Marksmanship is a fundamental skill – for both hunting and recreational shooting. According to Colorado Parks and Wildlife, “Marksmanship is one of the most important skills that every hunter should develop and work toward improvement over an entire lifetime.” Novice and experienced hunters can equally benefit from brushing up on their accuracy and precision through ongoing practice. On top of practice, it’s important to become acquainted with a quality rifle. Even those looking to buy a rifle, but don’t quite have enough money on hand to purchase, can look into the many options for firearms financing.
Good marksmanship is the result of a multitude of factors, but the top three are proper sight adjustment or patterning, proper shooting technique and practice. To start – aim is dependent on proper sight alignment, as it helps reduce the risk for angular error. The process aligns the rear and front sights onto the target, producing the sight picture. It’s essential to sight-in your rifle in order for the bullet to hit the target. In the process, ensure that you are using your dominant eye for precision.
As far as proper shooting technique, steadiness is key. This is achieved by holding the weapon the exact same way for each shot, as if the rifle is a non-movable part of your body once it is mounted in your shoulder pocket. Novice-level shooters are taught the supported prone position – or laying on stomach with a backpack or sandbag supporting the weight of the rifle – as it is the most stable. The next most stable position is the supported sitting position, but many practice this position unsupported as well. Kneeling and standing positions are also popular – but far less steady since the shooter is higher from the ground. Standing shooters can use trees, rocks, long bipods or tripods for extra support. Once the shooter assumes the stance, they should feel comfortable enough to remain steady without undue physical effort. Many hunters also believe that breathing control is important, and that the shot should be made during the pause after exhalation, though not all hunters agree on this.

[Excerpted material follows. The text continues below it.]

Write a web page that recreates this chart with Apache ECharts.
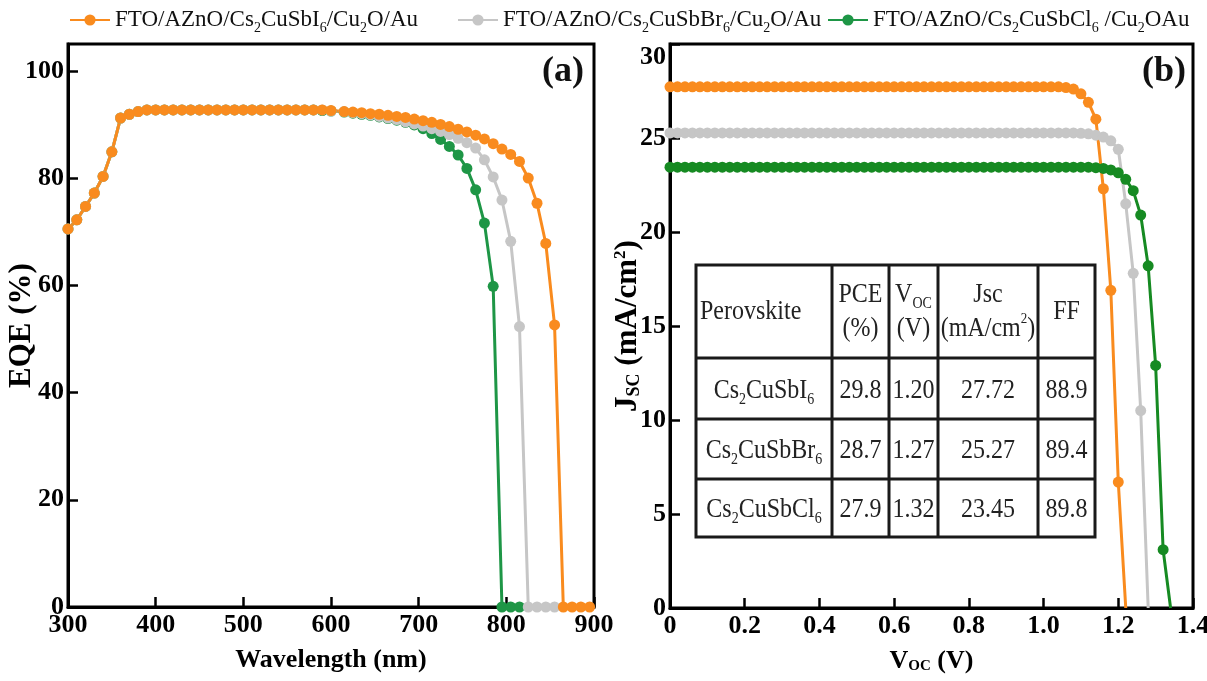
<!DOCTYPE html>
<html><head><meta charset="utf-8">
<script src="https://cdn.jsdelivr.net/npm/echarts@6/dist/echarts.min.js"></script>
<style>html,body{margin:0;padding:0;background:#fff}#c{width:1207px;height:681px}</style>
</head><body><div id="c"></div>
<script>
// ---------- DATA ----------
const seriesNames = ['FTO/AZnO/Cs2CuSbI6/Cu2O/Au', 'FTO/AZnO/Cs2CuSbBr6/Cu2O/Au', 'FTO/AZnO/Cs2CuSbCl6 /Cu2OAu'];
const legendLabels = ['FTO/AZnO/Cs{s|2}CuSbI{s|6}/Cu{s|2}O/Au', 'FTO/AZnO/Cs{s|2}CuSbBr{s|6}/Cu{s|2}O/Au', 'FTO/AZnO/Cs{s|2}CuSbCl{s|6} /Cu{s|2}OAu'];

// Panel (a): EQE vs wavelength
const wlI = [300,310,320,330,340,350,360,370,380,390,400,410,420,430,440,450,460,470,480,490,500,510,520,530,540,550,560,570,580,590,600,
  615,625,635,645,655,665,675,685,695,705,715,725,735,745,755,765,775,785,795,805,815,825,835,845,855,865,875,885,895];
const eqeI = [70.5,72.2,74.7,77.2,80.3,84.9,91.2,91.9,92.4,92.7,92.7,92.7,92.7,92.7,92.7,92.7,92.7,92.7,92.7,92.7,92.7,92.7,92.7,92.7,92.7,92.7,92.7,92.7,92.7,92.7,92.6,
  92.4,92.3,92.2,92.0,91.9,91.7,91.5,91.3,91.0,90.7,90.4,90.0,89.6,89.1,88.6,88.0,87.3,86.4,85.4,84.4,83.1,80.0,75.3,67.8,52.6,0,0,0,0];
const wlBr = [300,310,320,330,340,350,360,370,380,390,400,410,420,430,440,450,460,470,480,490,500,510,520,530,540,550,560,570,580,590,600,
  615,625,635,645,655,665,675,685,695,705,715,725,735,745,755,765,775,785,795,805,815,825,835,845,855];
const eqeBr = [70.5,72.2,74.7,77.2,80.3,84.9,91.2,91.9,92.4,92.7,92.7,92.7,92.7,92.7,92.7,92.7,92.7,92.7,92.7,92.7,92.7,92.7,92.7,92.7,92.7,92.7,92.7,92.7,92.7,92.7,92.5,
  92.4,92.2,92.0,91.8,91.5,91.2,90.9,90.5,90.1,89.7,89.2,88.7,88.1,87.4,86.6,85.6,83.4,80.2,75.9,68.2,52.3,0,0,0,0];
const wlCl = [300,310,320,330,340,350,360,370,380,390,400,410,420,430,440,450,460,470,480,490,500,510,520,530,540,550,560,570,580,590,600,
  615,625,635,645,655,665,675,685,695,705,715,725,735,745,755,765,775,785,795,805,815];
const eqeCl = [70.5,72.2,74.7,77.2,80.3,84.9,91.2,91.9,92.4,92.7,92.7,92.7,92.7,92.7,92.7,92.7,92.7,92.7,92.7,92.7,92.7,92.7,92.7,92.7,92.7,92.7,92.7,92.7,92.7,92.6,92.5,
  92.3,92.1,91.9,91.7,91.4,91.1,90.8,90.4,89.9,89.2,88.3,87.2,85.9,84.3,81.8,77.8,71.6,59.8,0,0,0];

// Panel (b): J-V
const voltage = [0,0.02,0.04,0.06,0.08,0.10,0.12,0.14,0.16,0.18,0.20,0.22,0.24,0.26,0.28,0.30,0.32,0.34,0.36,0.38,0.40,0.42,0.44,0.46,0.48,0.50,0.52,0.54,0.56,0.58,0.60,0.62,0.64,0.66,0.68,0.70,0.72,0.74,0.76,0.78,0.80,0.82,0.84,0.86,0.88,0.90,0.92,0.94,0.96,0.98,1.00,1.02,1.04,1.06,1.08,1.10,1.12,1.14,1.16,1.18,1.20,1.22,1.24,1.26,1.28,1.30,1.32,1.34];
const jscI = [27.72,27.72,27.72,27.72,27.72,27.72,27.72,27.72,27.72,27.72,27.72,27.72,27.72,27.72,27.72,27.72,27.72,27.72,27.72,27.72,27.72,27.72,27.72,27.72,27.72,27.72,27.72,27.72,27.72,27.72,27.72,27.72,27.72,27.72,27.72,27.72,27.72,27.72,27.72,27.72,27.72,27.72,27.72,27.72,27.72,27.72,27.72,27.72,27.72,27.72,27.72,27.72,27.72,
  27.68,27.6,27.35,26.9,26.0,22.3,16.9,6.7,0];
const jscBr = [25.27,25.27,25.27,25.27,25.27,25.27,25.27,25.27,25.27,25.27,25.27,25.27,25.27,25.27,25.27,25.27,25.27,25.27,25.27,25.27,25.27,25.27,25.27,25.27,25.27,25.27,25.27,25.27,25.27,25.27,25.27,25.27,25.27,25.27,25.27,25.27,25.27,25.27,25.27,25.27,25.27,25.27,25.27,25.27,25.27,25.27,25.27,25.27,25.27,25.27,25.27,25.27,25.27,25.27,25.27,
  25.25,25.22,25.15,25.05,24.85,24.4,21.5,17.8,10.5,0];
const jscCl = [23.45,23.45,23.45,23.45,23.45,23.45,23.45,23.45,23.45,23.45,23.45,23.45,23.45,23.45,23.45,23.45,23.45,23.45,23.45,23.45,23.45,23.45,23.45,23.45,23.45,23.45,23.45,23.45,23.45,23.45,23.45,23.45,23.45,23.45,23.45,23.45,23.45,23.45,23.45,23.45,23.45,23.45,23.45,23.45,23.45,23.45,23.45,23.45,23.45,23.45,23.45,23.45,23.45,23.45,23.45,23.45,23.45,
  23.42,23.38,23.3,23.15,22.8,22.2,20.9,18.2,12.9,3.1,0];

// Inset table
const tableHeader = ['Perovskite', 'PCE\n(%)', 'V{s|OC}\n(V)', 'Jsc\n(mA/cm{p|2})', 'FF'];
const tableMaterials = ['Cs{s|2}CuSbI{s|6}', 'Cs{s|2}CuSbBr{s|6}', 'Cs{s|2}CuSbCl{s|6}'];
const tablePCE = ['29.8', '28.7', '27.9'];
const tableVoc = ['1.20', '1.27', '1.32'];
const tableJsc = ['27.72', '25.27', '23.45'];
const tableFF = ['88.9', '89.4', '89.8'];

// ---------- STYLE ----------
const FONT = '"Liberation Serif","Times New Roman",serif';
const colorsA = ['#F98B1E', '#C6C6C6', '#1E9646'];
const colorsB = ['#F98B1E', '#C6C6C6', '#168A22'];

const chart = echarts.init(document.getElementById('c'));

const tickLabel = { fontFamily: FONT, fontWeight: 'bold', fontSize: 26, color: '#000' };
function axisBase(extra) {
  return Object.assign({
    type: 'value',
    nameLocation: 'middle',
    nameMoveOverlap: false,
    axisLine: { show: true, lineStyle: { color: '#000', width: 3 } },
    axisTick: { show: true, inside: true, length: 10, lineStyle: { color: '#000', width: 2.5 } },
    axisLabel: Object.assign({ margin: 5 }, tickLabel),
    splitLine: { show: false }
  }, extra);
}
function nameRich(size) {
  return {
    b: { fontFamily: FONT, fontWeight: 'bold', fontSize: size, color: '#000', lineHeight: size },
    s: { fontFamily: FONT, fontWeight: 'bold', fontSize: Math.round(size * 0.58), color: '#000', lineHeight: Math.round(size * 0.58), verticalAlign: 'bottom' },
    p: { fontFamily: FONT, fontWeight: 'bold', fontSize: Math.round(size * 0.55), color: '#000', lineHeight: Math.round(size * 0.55), verticalAlign: 'top' }
  };
}

function lineSeries(name, xs, ys, color, xi, hideLast) {
  return {
    type: 'line', name: name, xAxisIndex: xi, yAxisIndex: xi,
    data: xs.slice(0, ys.length).map((x, i) => {
      if (hideLast && i === ys.length - 1) return { value: [x, ys[i]], symbol: 'none' };
      return [x, ys[i]];
    }),
    symbol: 'circle', symbolSize: 11, showAllSymbol: true,
    lineStyle: { width: 3, color: color }, itemStyle: { color: color },
    emphasis: { disabled: true }
  };
}

// table graphic
const cols = [696, 832, 889, 938, 1038, 1095];
const rows = [265, 358, 419, 479, 537];
const cellRich = {
  s: { fontFamily: FONT, fontSize: 14, lineHeight: 14, verticalAlign: 'bottom', fill: '#222' },
  p: { fontFamily: FONT, fontSize: 13, lineHeight: 13, verticalAlign: 'top', fill: '#222' }
};
const tableEls = [];
tableEls.push({ type: 'rect', shape: { x: cols[0], y: rows[0], width: cols[5] - cols[0], height: rows[4] - rows[0] },
  style: { fill: '#fff', stroke: '#1a1a1a', lineWidth: 3 }, z: 20 });
for (let i = 1; i < cols.length - 1; i++) {
  tableEls.push({ type: 'line', shape: { x1: cols[i], y1: rows[0], x2: cols[i], y2: rows[4] }, style: { stroke: '#1a1a1a', lineWidth: 3 }, z: 21 });
}
for (let j = 1; j < rows.length - 1; j++) {
  tableEls.push({ type: 'line', shape: { x1: cols[0], y1: rows[j], x2: cols[5], y2: rows[j] }, style: { stroke: '#1a1a1a', lineWidth: 3 }, z: 21 });
}
function cellText(txt, cx, cy, align) {
  return { type: 'text', x: cx, y: cy, z: 22, scaleY: 1.18,
    style: { text: txt, fill: '#222', fontFamily: FONT, fontSize: 24, lineHeight: 29,
      align: align || 'center', verticalAlign: 'middle', rich: cellRich } };
}
const hy = (rows[0] + rows[1]) / 2;
tableHeader.forEach((t, i) => {
  if (i === 0) tableEls.push(cellText(t, cols[0] + 4, hy, 'left'));
  else tableEls.push(cellText(t, (cols[i] + cols[i + 1]) / 2, hy));
});
for (let r = 0; r < 3; r++) {
  const cy = (rows[r + 1] + rows[r + 2]) / 2 + 2;
  const vals = [tableMaterials[r], tablePCE[r], tableVoc[r], tableJsc[r], tableFF[r]];
  vals.forEach((t, i) => tableEls.push(cellText(t, (cols[i] + cols[i + 1]) / 2, cy)));
}
tableEls.push({ type: 'text', x: 584, y: 54, z: 30, style: { text: '(a)', fontFamily: FONT, fontWeight: 'bold', fontSize: 36, fill: '#111', align: 'right', verticalAlign: 'top' } });
tableEls.push({ type: 'text', x: 1186, y: 54, z: 30, style: { text: '(b)', fontFamily: FONT, fontWeight: 'bold', fontSize: 36, fill: '#111', align: 'right', verticalAlign: 'top' } });

const legendLefts = [64, 452, 822];
const legends = seriesNames.map((n, i) => ({
  data: [n], top: 0, left: legendLefts[i], itemWidth: 40, itemHeight: 14,
  formatter: nm => legendLabels[seriesNames.indexOf(nm)],
  textStyle: { fontFamily: FONT, fontSize: 23, color: '#111', lineHeight: 30,
    rich: { s: { fontFamily: FONT, fontSize: 14, lineHeight: 14, verticalAlign: 'bottom', color: '#111' } } }
}));

const option = {
  animation: false,
  backgroundColor: '#fff',
  legend: legends,
  grid: [
    { left: 68, top: 44, width: 526, height: 563, show: true, borderColor: '#000', borderWidth: 3, containLabel: false, outerBoundsMode: 'none' },
    { left: 670, top: 44, width: 523, height: 564, show: true, borderColor: '#000', borderWidth: 3, containLabel: false, outerBoundsMode: 'none' }
  ],
  xAxis: [
    axisBase({ gridIndex: 0, min: 300, max: 900, interval: 100, name: '{b|Wavelength (nm)}', nameGap: 40,
      nameTextStyle: { rich: nameRich(26) } }),
    axisBase({ gridIndex: 1, min: 0, max: 1.4, interval: 0.2, name: '{b|V}{s|OC}{b| (V)}', nameGap: 40,
      nameTextStyle: { rich: nameRich(26) },
      axisLabel: Object.assign({ margin: 5, formatter: v => (v === 0 ? '0' : v.toFixed(1)) }, tickLabel) })
  ],
  yAxis: [
    axisBase({ gridIndex: 0, min: 0, max: 105, interval: 20, name: '{b|EQE (%)}', nameGap: 31,
      nameTextStyle: { rich: nameRich(31) },
      axisLabel: Object.assign({ margin: 4, showMaxLabel: false }, tickLabel) }),
    axisBase({ gridIndex: 1, min: 0, max: 30, interval: 5, name: '{b|J}{s|SC}{b| (mA/cm}{p|2}{b|)}', nameGap: 27,
      nameTextStyle: { rich: nameRich(31) },
      axisLabel: Object.assign({ margin: 4, verticalAlignMaxLabel: 'top' }, tickLabel) })
  ],
  series: [
    lineSeries(seriesNames[2], wlCl, eqeCl, colorsA[2], 0, false),
    lineSeries(seriesNames[1], wlBr, eqeBr, colorsA[1], 0, false),
    lineSeries(seriesNames[0], wlI, eqeI, colorsA[0], 0, false),
    lineSeries(seriesNames[2], voltage, jscCl, colorsB[2], 1, true),
    lineSeries(seriesNames[1], voltage, jscBr, colorsB[1], 1, true),
    lineSeries(seriesNames[0], voltage, jscI, colorsB[0], 1, true)
  ],
  graphic: tableEls
};
chart.setOption(option);
</script>
</body></html>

Finally, the third and perhaps the most important component to marksmanship is practice. The above tips and techniques are useless if you don’t apply them in real life. When practicing, ensure that you practice from each position. If you always practice from a supported standing position at the shooting range, it may not translate when you are in the prone position in the woods. If there is a stance you plan on utilizing, you should be practicing each one at length. Also, make sure that you thoroughly understand your weapon and know how to produce edge-to-edge clarity on your target. Colorado Parks and Wildlife explains that “using reactive targets that are sized similarly to the vital area of the animal you like to hunt will help you make the most of your practice.” While rifle-rated steel targets are considered the best, paper targets are sufficient.